##### Data segment #####

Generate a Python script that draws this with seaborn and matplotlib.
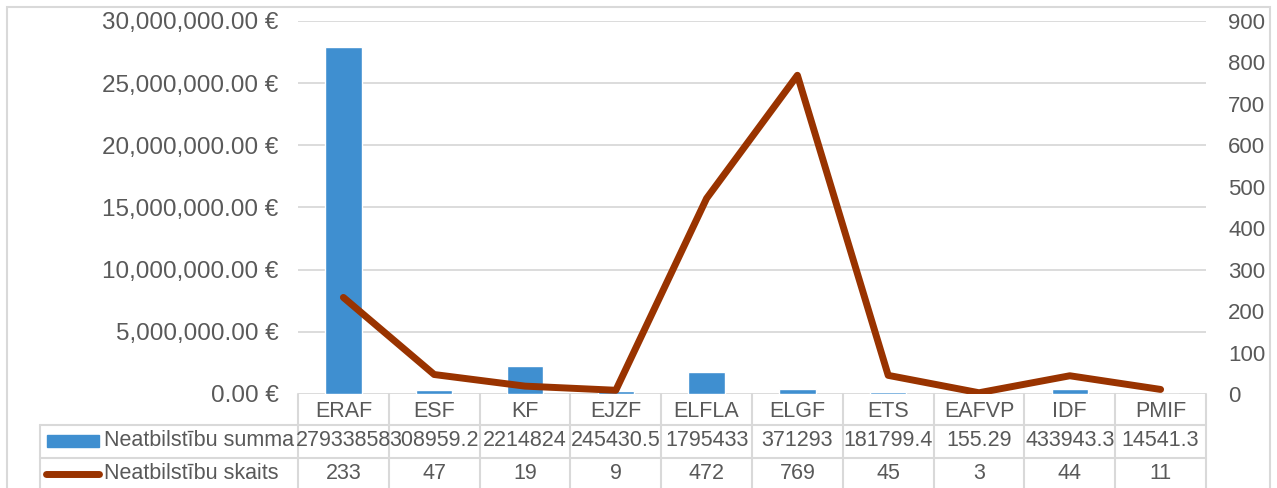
import numpy as np
import pandas as pd
import seaborn as sns
import matplotlib.pyplot as plt
from matplotlib.patches import Rectangle
from matplotlib.ticker import FuncFormatter, MultipleLocator
import matplotlib.transforms as mtransforms

funds = ['ERAF', 'ESF', 'KF', 'EJZF', 'ELFLA', 'ELGF', 'ETS', 'EAFVP', 'IDF', 'PMIF']
summa = [27933858, 308959.2, 2214824, 245430.5, 1795433, 371293, 181799.4, 155.29, 433943.3, 14541.3]
skaits = [233, 47, 19, 9, 472, 769, 45, 3, 44, 11]
summa_label = 'Neatbilstību summa'
skaits_label = 'Neatbilstību skaits'

BAR_COLOR = '#3F8FD0'
LINE_COLOR = '#993300'
GRID = '#D9D9D9'
TXT = '#595959'

sns.set_theme(style='white')
plt.rcParams['font.family'] = ['Liberation Sans', 'DejaVu Sans']

df = pd.DataFrame({'fonds': funds, 'summa': summa, 'skaits': skaits})

fig = plt.figure(figsize=(12.77, 4.88), dpi=100)
ax = fig.add_axes([298 / 1277, 94 / 488, 908 / 1277, 373 / 488])

# outer chart border
fig.patches.append(Rectangle((7 / 1277, -0.05), 1263 / 1277, 1.05 - 7 / 488,
                             transform=fig.transFigure, fill=False,
                             edgecolor=GRID, linewidth=1.5))

sns.barplot(data=df, x='fonds', y='summa', color=BAR_COLOR, width=0.4,
            saturation=1, ax=ax, zorder=3)
ax.set_xlim(-0.5, len(funds) - 0.5)
ax.set_ylim(0, 30_000_000)
ax.yaxis.set_major_locator(MultipleLocator(5_000_000))
ax.yaxis.set_major_formatter(FuncFormatter(lambda v, p: f'{v:,.2f} €'))
ax.grid(axis='y', color=GRID, linewidth=1.3, zorder=0)
ax.set_axisbelow(True)
for s in ax.spines.values():
    s.set_visible(False)
ax.set_xlabel('')
ax.set_ylabel('')
ax.tick_params(axis='y', length=0, pad=14, labelsize=17.5, labelcolor=TXT)
ax.tick_params(axis='x', length=0, pad=5, labelsize=15.5, labelcolor=TXT)

ax2 = ax.twinx()
sns.lineplot(x=np.arange(len(funds)), y=df['skaits'], color=LINE_COLOR,
             linewidth=5, ax=ax2, solid_capstyle='round', solid_joinstyle='round')
ax2.set_ylim(0, 900)
ax2.yaxis.set_major_locator(MultipleLocator(100))
ax2.tick_params(axis='y', length=0, pad=16, labelsize=16, labelcolor=TXT)
ax2.set_ylabel('')
for s in ax2.spines.values():
    s.set_visible(False)
ax2.grid(False)

# data table below the plot
tr = mtransforms.blended_transform_factory(ax.transData, ax.transAxes)
row_y = [-0.0831, -0.1716]
label_x = -0.2841
for y in row_y:
    ax.plot([label_x, 1], [y, y], color=GRID, lw=1.5, transform=ax.transAxes, clip_on=False)
ax.plot([label_x, label_x], [row_y[0], -0.3], color=GRID, lw=1.5,
        transform=ax.transAxes, clip_on=False)
for i in range(len(funds) + 1):
    ax.plot([i - 0.5, i - 0.5], [0, -0.3], color=GRID, lw=1.5, transform=tr, clip_on=False)


def fmt(v):
    return str(int(v)) if float(v).is_integer() else str(v)


for i in range(len(funds)):
    ax.text(i, -0.126, fmt(summa[i]), transform=tr, ha='center', va='center',
            fontsize=15.5, color=TXT, clip_on=False)
    ax.text(i, -0.214, fmt(skaits[i]), transform=tr, ha='center', va='center',
            fontsize=15.5, color=TXT, clip_on=False)

ax.add_patch(Rectangle((-0.2764, -0.141), 0.0572, 0.030, transform=ax.transAxes,
                       color=BAR_COLOR, clip_on=False))
ax.plot([-0.2775, -0.2195], [-0.214, -0.214], color=LINE_COLOR, lw=5,
        solid_capstyle='round', transform=ax.transAxes, clip_on=False)
ax.text(-0.2137, -0.126, summa_label, transform=ax.transAxes, ha='left', va='center',
        fontsize=15.5, color=TXT)
ax.text(-0.2137, -0.214, skaits_label, transform=ax.transAxes, ha='left', va='center',
        fontsize=15.5, color=TXT)

fig.savefig('out.png', dpi=100)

#####

> To do
Repeat the lines of the listing above verbatim, beginning at its first line and ending at the line containing "import matplotlib.transforms as mtransforms", which is included. Omit pictures.

> Answer to this problem
Generate a Python script that draws this with seaborn and matplotlib.
import numpy as np
import pandas as pd
import seaborn as sns
import matplotlib.pyplot as plt
from matplotlib.patches import Rectangle
from matplotlib.ticker import FuncFormatter, MultipleLocator
import matplotlib.transforms as mtransforms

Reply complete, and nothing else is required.